The feature uses machine learning to display a user’s preferred language. This will come in handy for Pages that include multiple languages in a single post to avoid missing an audience. Instead of all the languages included appearing for those reading it, a French-speaking user, for example, will see the post only in French instead of having to scroll through long text that says the same thing in different languages.
This allows more people to communicate, learn information on the platform and share their opinions without language being a barrier. It only makes sense that Facebook would introduce a feature like this. There are more than 1.5 billion people on the social network, and only 50 percent of users speak English.
Previously, Facebook users could click on a “translate” button on statuses that appeared in different languages. However, these posts had to be written by switching the language on the user’s smartphone or computer keyboard. The multilingual composer makes it easy for any user to start writing in English and then instantly translate it to the language they prefer to post it in.
Here’s how it works:
When a user is composing a new post, they have the option to have the text appear in additional languages. To select a language, the author simply clicks on a drop-down menu associated with “Language: Select” to choose the language they want. The text will automatically be translated.
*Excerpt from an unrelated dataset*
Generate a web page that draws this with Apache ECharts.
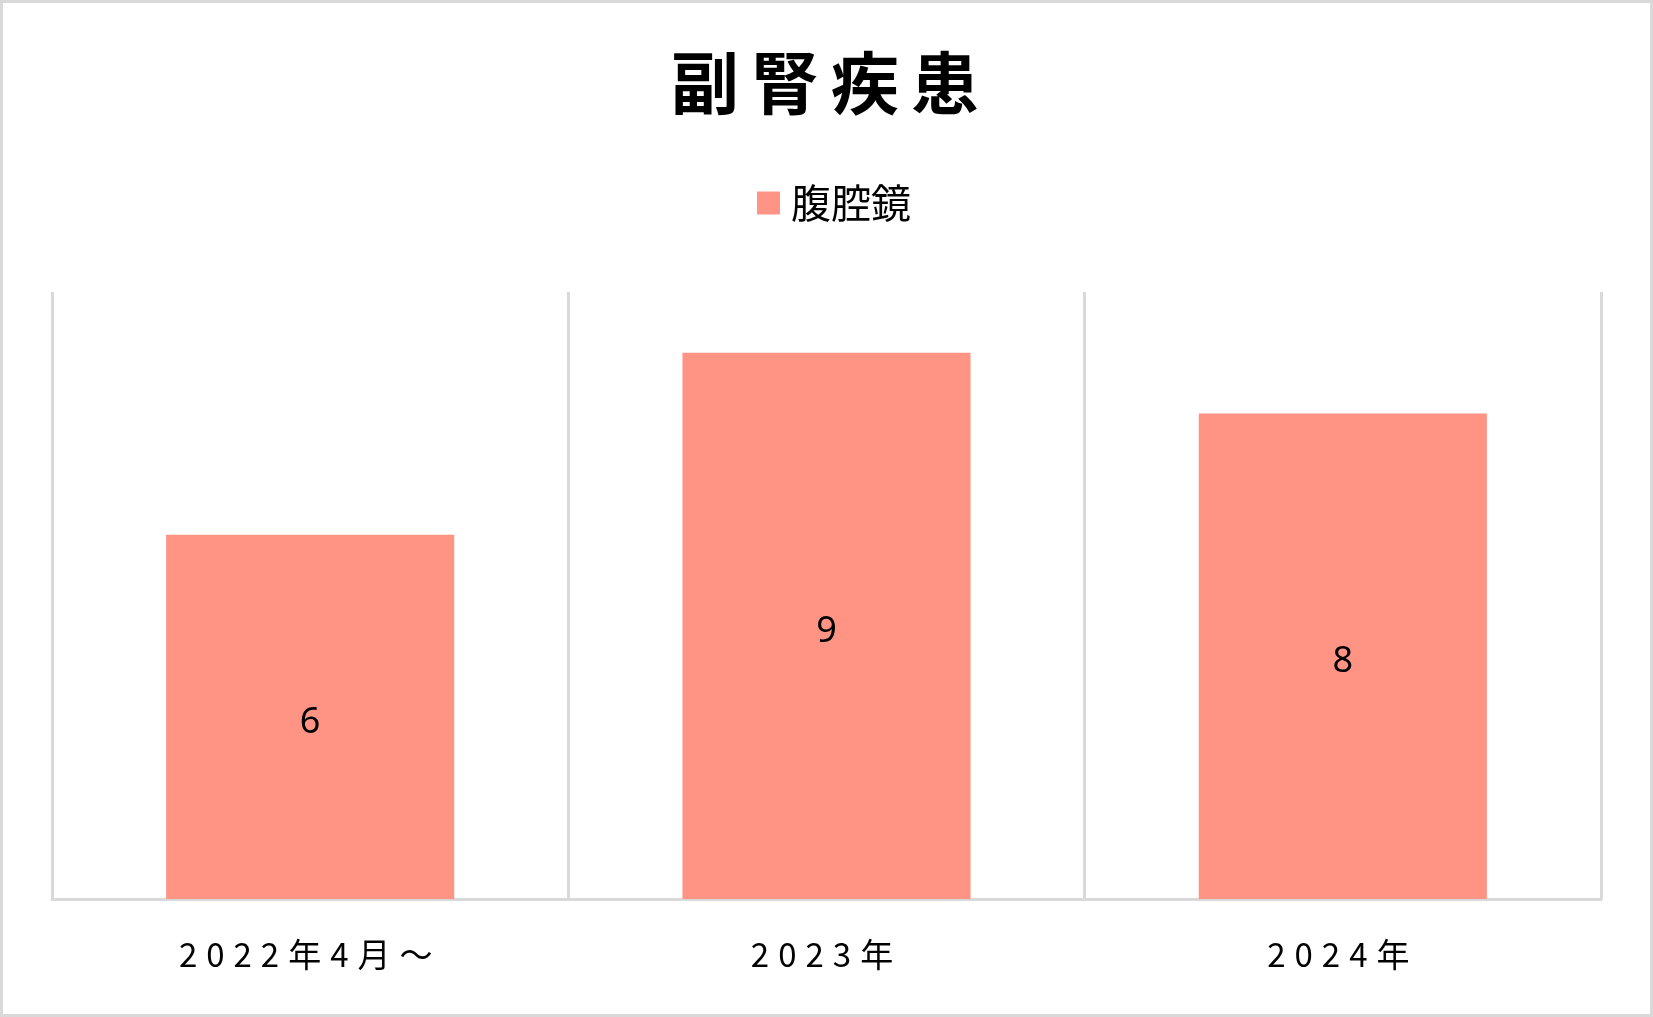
<!DOCTYPE html>
<html>
<head>
<meta charset="utf-8">
<script src="https://cdn.jsdelivr.net/npm/echarts@6/dist/echarts.min.js"></script>
<style>
html,body{margin:0;padding:0;background:#fff;}
#chart{width:1653px;height:1017px;}
</style>
</head>
<body>
<div id="chart"></div>
<script>
const titleText = '副腎疾患';
const seriesName = '腹腔鏡';
const categories = ['2022年4月～', '2023年', '2024年'];
const values = [6, 9, 8];
const yMin = 0;
const yMax = 10;

function spaced(str, style) {
  return Array.from(str).map(c => '{' + style + '|' + c + '}').join('');
}

const chart = echarts.init(document.getElementById('chart'), null, {renderer: 'canvas'});
const cjk = '"Noto Sans CJK JP", "Noto Sans", sans-serif';

chart.setOption({
  backgroundColor: '#ffffff',
  animation: false,
  title: {
    text: spaced(titleText, 't'),
    left: 666,
    top: 44,
    textStyle: {
      rich: {
        t: {fontFamily: cjk, fontSize: 68, fontWeight: 'bold', color: '#000', padding: [0, 12, 0, 0]}
      }
    }
  },
  legend: {
    data: [seriesName],
    top: 178,
    left: 752,
    icon: 'rect',
    itemWidth: 23,
    itemHeight: 23,
    textStyle: {fontFamily: cjk, fontSize: 40, color: '#000', padding: [0, 0, 0, 6]}
  },
  grid: {left: 52, right: 52, top: 292, bottom: 118, containLabel: false},
  xAxis: {
    type: 'category',
    data: categories,
    axisLine: {show: true, lineStyle: {color: '#d9d9d9', width: 3}},
    axisTick: {show: false},
    splitLine: {show: true, showMinLine: true, showMaxLine: true, lineStyle: {color: '#d9d9d9', width: 3}},
    axisLabel: {
      margin: 39,
      formatter: v => spaced(v, 'a'),
      rich: {
        a: {fontFamily: cjk, fontSize: 33, color: '#000', padding: [0, 9, 0, 0]}
      }
    }
  },
  yAxis: {
    type: 'value',
    min: yMin,
    max: yMax,
    show: false,
    splitLine: {show: false}
  },
  graphic: [{
    type: 'rect',
    shape: {x: 1.5, y: 1.5, width: 1650, height: 1014},
    style: {fill: null, stroke: '#d9d9d9', lineWidth: 3},
    silent: true
  }],
  series: [{
    name: seriesName,
    type: 'bar',
    data: values,
    barWidth: '55.8%',
    itemStyle: {color: '#ff9485'},
    label: {
      show: true,
      position: 'inside',
      offset: [0, 6],
      color: '#000',
      fontSize: 36,
      fontFamily: '"Noto Sans", sans-serif'
    }
  }]
});
</script>
</body>
</html>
Once they select the language, the user then has the option of also sharing this status in yet another language. To do so, they click on “Write post in another language” in gray text located underneath the blue text for the language they selected. They would then select another language and have the option of keeping the translation or editing it.
This allows the same post to be written in, say, English, Spanish and Arabic, all in a few easy steps. Remember, other users will not see this post three times; they will only see it in their language.